Let's face it: Facebook is a not a book and there are no real faces involved in it at all - merely pictures of faces and imaginations of what people think and feel they are. It is a tool to disguise, fake or make-up/makeup an online identity which amounts to increased individualism on the one hand and personal confusion for those of us who have a profoundly disturbing as well as limited awareness of self on the other hand. It is pluralism and conformity at once.

Most of all, it is an internet tool where destructive social forces are married with its most positive forces used both wisely, self-destructively, divisively, creatively and ingeniously. For some it fills that 'celebrity gap' and for other it is an easy way to keep the lines of communication open no matter where in the world they might be.

Indeed, it has become a source for positive activism - a change to the 'new world order' - and whilst corporations are harnessing the power of Facebook, NGOs, charities and pressure groups are making 'marketable' use of it too. He says that "clearly, Facebook is another uber-capitalist experiment: can you make money out of friendship? Can you create communities free of national boundaries - and then sell Coca-Cola to them?". Just because companies are now latching and harnessing Facebook as a source of brand marketing and product placement it does not mean that Facebook users will allow it - Hodgkinson says that himself, although without much conviction. Who's to say that harnessing social-capital is not worth doing if it helps a cause or awareness?

On another level, Myspace chose to suckle on the corporate nipple and has now completely lost appeal to those users among us who looked to a wholesome experience in social-networking - an experience that retained some semblance of independence. Facebook is tampering with a large group of users who will pack up and leave if they feel they are being bugged by too much advertising and 'the corporation'. So far, choice-by-choice ads have begun to appear but are confined to a side-like bar on a blog - take it any further and Facebook will remain a fad - if that isn't what it is already becoming despite the growing number of users.

Mr Hodgkinson should be worrying not about some pimply boys who came up with a good idea and were then consequently funded by right-wingers but see, that liberals failed to capitalise on the wondrous market that is Facebook and are just coming late to the game. Saying that the internet is immensely appealing to Neocons is like hypothesizing that Facebook would have appealed to John Locke because it promoted individual freedoms.

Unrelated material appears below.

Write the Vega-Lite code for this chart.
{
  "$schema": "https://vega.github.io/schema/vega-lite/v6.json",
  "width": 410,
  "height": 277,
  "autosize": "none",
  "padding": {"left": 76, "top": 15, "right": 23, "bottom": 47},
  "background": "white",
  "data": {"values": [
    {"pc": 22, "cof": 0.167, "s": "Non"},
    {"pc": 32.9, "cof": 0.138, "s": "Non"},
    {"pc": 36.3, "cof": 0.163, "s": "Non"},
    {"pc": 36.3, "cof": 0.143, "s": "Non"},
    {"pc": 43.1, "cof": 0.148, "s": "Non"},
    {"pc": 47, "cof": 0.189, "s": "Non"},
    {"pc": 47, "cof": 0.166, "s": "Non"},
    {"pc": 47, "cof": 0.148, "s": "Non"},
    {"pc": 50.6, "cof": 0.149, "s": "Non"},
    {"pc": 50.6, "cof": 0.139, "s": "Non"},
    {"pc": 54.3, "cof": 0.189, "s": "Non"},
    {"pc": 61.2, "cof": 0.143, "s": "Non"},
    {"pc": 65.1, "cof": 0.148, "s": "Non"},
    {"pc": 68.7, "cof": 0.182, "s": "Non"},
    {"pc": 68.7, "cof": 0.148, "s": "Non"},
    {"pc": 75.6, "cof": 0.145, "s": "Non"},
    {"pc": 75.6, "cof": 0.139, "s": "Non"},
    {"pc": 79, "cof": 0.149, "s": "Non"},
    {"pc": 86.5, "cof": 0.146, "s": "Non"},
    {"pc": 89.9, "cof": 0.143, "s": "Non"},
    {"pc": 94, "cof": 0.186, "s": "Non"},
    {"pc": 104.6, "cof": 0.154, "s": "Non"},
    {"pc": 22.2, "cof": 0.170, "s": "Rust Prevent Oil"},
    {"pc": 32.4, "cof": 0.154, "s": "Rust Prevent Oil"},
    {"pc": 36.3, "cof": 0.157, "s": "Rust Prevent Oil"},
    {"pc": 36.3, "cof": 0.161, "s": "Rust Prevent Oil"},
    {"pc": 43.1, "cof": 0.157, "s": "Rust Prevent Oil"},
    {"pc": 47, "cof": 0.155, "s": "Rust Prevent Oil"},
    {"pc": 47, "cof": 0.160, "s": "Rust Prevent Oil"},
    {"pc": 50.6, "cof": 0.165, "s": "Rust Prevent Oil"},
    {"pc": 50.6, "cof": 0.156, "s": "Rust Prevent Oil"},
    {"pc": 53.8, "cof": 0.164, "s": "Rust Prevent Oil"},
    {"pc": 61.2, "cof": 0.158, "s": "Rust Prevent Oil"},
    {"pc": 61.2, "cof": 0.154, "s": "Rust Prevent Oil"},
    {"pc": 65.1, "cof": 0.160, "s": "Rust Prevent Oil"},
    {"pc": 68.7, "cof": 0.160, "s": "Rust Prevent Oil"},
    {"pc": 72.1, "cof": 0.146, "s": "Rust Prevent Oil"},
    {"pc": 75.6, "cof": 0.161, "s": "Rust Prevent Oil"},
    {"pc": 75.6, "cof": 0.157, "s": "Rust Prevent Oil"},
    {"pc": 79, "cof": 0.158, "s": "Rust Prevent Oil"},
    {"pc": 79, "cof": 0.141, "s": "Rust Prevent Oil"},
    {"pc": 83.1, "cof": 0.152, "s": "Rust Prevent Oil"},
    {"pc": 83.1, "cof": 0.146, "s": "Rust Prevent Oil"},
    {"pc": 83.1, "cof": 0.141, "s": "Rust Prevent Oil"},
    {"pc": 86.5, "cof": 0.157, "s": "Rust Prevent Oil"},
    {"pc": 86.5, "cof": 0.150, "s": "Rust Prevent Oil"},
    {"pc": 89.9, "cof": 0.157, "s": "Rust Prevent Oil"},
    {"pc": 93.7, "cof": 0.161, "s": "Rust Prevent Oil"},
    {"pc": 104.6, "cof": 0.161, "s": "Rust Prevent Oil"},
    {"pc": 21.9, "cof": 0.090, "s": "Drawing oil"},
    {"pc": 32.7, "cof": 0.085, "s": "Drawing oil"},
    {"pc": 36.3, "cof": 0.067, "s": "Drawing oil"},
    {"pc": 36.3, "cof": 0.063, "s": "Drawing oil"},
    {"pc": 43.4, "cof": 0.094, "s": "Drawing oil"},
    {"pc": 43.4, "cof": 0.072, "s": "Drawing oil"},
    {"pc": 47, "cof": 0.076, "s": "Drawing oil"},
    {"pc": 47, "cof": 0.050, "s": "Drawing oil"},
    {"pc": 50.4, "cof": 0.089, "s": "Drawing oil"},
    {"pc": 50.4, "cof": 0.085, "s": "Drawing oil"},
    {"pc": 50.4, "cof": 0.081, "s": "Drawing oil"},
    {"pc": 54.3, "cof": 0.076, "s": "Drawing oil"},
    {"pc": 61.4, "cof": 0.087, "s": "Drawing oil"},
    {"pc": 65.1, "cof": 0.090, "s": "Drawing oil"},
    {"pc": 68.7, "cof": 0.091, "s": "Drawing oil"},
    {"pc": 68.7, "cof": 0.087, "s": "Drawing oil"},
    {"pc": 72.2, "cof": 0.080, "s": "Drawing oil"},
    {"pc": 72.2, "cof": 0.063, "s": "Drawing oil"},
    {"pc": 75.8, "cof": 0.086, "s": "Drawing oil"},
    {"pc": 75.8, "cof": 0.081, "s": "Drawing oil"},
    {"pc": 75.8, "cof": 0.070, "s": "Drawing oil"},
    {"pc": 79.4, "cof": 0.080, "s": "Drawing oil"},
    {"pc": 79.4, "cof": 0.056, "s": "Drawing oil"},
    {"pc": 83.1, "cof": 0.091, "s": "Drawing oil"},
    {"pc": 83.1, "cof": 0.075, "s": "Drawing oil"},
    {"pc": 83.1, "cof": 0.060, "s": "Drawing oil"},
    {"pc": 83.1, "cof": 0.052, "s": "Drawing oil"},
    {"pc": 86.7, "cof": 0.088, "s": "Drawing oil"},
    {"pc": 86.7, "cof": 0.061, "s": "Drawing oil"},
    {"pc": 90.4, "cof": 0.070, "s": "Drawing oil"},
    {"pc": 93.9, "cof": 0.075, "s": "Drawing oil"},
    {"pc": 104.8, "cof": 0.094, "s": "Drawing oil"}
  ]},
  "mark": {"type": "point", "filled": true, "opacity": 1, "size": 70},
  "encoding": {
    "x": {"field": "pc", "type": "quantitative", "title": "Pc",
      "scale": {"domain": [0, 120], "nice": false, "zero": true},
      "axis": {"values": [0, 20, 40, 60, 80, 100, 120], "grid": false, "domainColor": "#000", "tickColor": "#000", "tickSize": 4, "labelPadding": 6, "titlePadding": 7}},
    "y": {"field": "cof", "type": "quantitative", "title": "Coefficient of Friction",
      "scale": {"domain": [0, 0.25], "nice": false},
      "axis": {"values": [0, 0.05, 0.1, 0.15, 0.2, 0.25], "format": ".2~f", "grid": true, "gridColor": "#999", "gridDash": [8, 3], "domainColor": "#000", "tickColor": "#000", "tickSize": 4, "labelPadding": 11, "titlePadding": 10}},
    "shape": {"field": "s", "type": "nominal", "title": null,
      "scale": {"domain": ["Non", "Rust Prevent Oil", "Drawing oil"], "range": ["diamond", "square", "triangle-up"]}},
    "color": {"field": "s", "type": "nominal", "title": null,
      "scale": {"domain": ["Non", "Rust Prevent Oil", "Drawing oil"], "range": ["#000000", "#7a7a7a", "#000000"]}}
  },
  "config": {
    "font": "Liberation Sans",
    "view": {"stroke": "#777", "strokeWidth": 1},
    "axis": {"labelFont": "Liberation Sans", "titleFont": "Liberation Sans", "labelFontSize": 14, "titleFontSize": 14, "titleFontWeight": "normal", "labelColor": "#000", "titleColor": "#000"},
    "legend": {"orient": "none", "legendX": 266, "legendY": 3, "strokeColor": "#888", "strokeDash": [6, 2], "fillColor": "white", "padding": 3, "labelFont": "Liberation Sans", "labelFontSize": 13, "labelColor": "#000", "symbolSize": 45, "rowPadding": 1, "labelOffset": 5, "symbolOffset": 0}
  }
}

I'm not going to deconstruct his entire article word for word but merely ask him to take a look at where our privacy is really at stake? People are voluntarily laying down their private lives to the scrutiny of others on Facebook and your choice not to join might reflect your desire not to be at the mercy of prying eyes. Just remember next time you go to the bank, swipe your credit card, talk to someone over the phone or call the AA (car break-down service): you can be heard and listened to anywhere in the world at anytime and that you have already surrendered your identity to the second, third and the fourth estate in this day and age of digital surveillance. In all the noise that is generated involuntarily by your existence in the information age, if you so will the argument, Facebook reclaims individual privacy by making it self-surrendered privacy.

I am at a loss when I read flaming-liberals who imply 'off-the-cuff' that the air-conditioning stands in the way of them and reconnecting with nature. I'm at a loss with my friends who are not joining Facebook for reasons that Hodgkinson outlines, especially, when such friends work in corporate self-serving industries that compound the privacy problem more than seek to alleviate it whilst hibernating in their condos in California.

In all seriousness, is Facebook really the philosophical evil-doer of big-brother-o-philes or is it an internet tool whose all-encompassing take-over bid for the world is somewhat limited to its 59 million plus users who make up about 4% of internet users worldwide? Besides, if you're so worried about your civil liberties my advice is: stay indoors, don't travel and by all means, don't talk to anyone, grow your own vegetables and don't buy anything from anyone.